Esiste fortunatamente l’umano controllo di poter selezionare e decidere la modalità attraverso cui condividere ciò che siamo. Anche nell’era dell’intelligenza artificiale dovrà esistere la libertà di custodire la parte più intima di sé. Uno strano senso di vertigine accompagna i pensieri provocati dal pezzo di vita delle tre ragazzine che ho conosciuto senza il loro permesso. La spontaneità delle loro risate mi tranquillizza ritmicamente.

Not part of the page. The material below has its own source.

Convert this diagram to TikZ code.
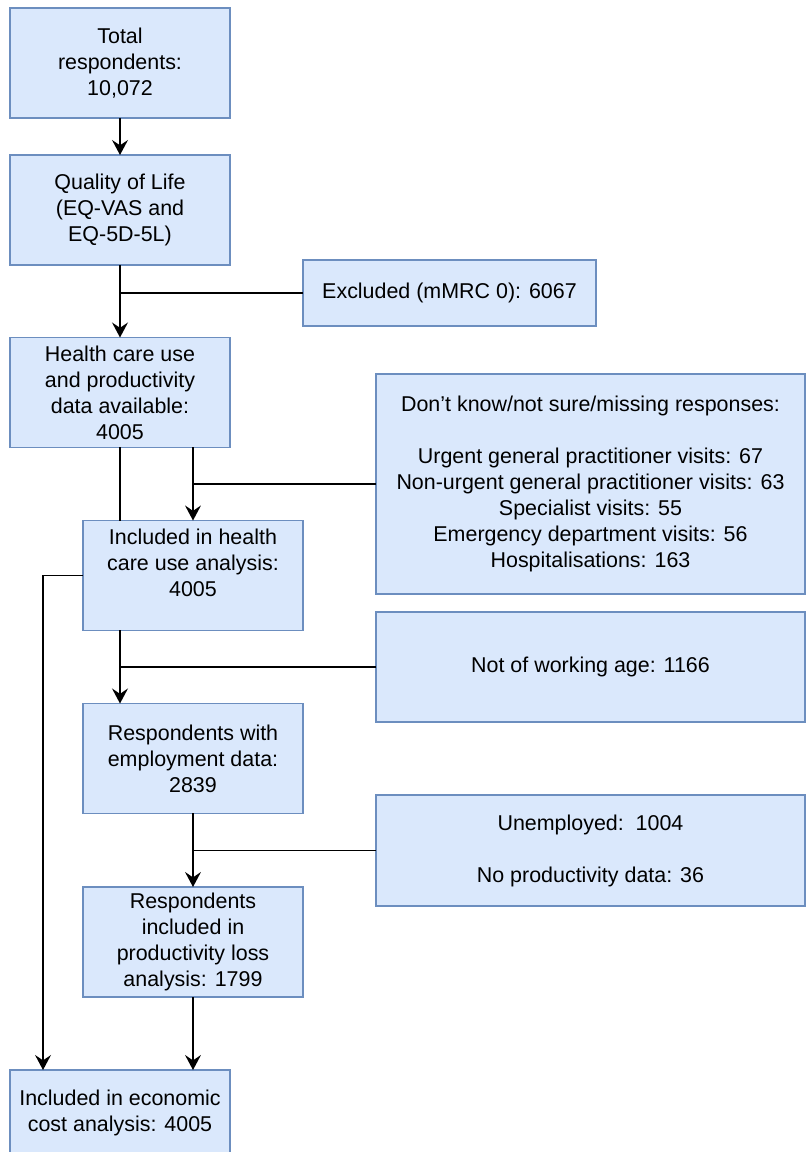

Abbiamo il compito di educare le nuove generazioni alla bellezza della libertà di impossessarsi nuovamente dello spazio e del tempo. C’è una necessità urgente di ripristinare la giusta dimensione dello spazio e del tempo. In essi viviamo e amiamo, diventiamo adulti ed impariamo a conoscere, anzitutto noi stessi. Non fa niente se con la tecnologia possono essere annientati in un istante. Non è sempre e comunque necessario. Questa conquista può essere potenzialmente straordinaria. Come un pomeriggio al parco giochi senza smartphone.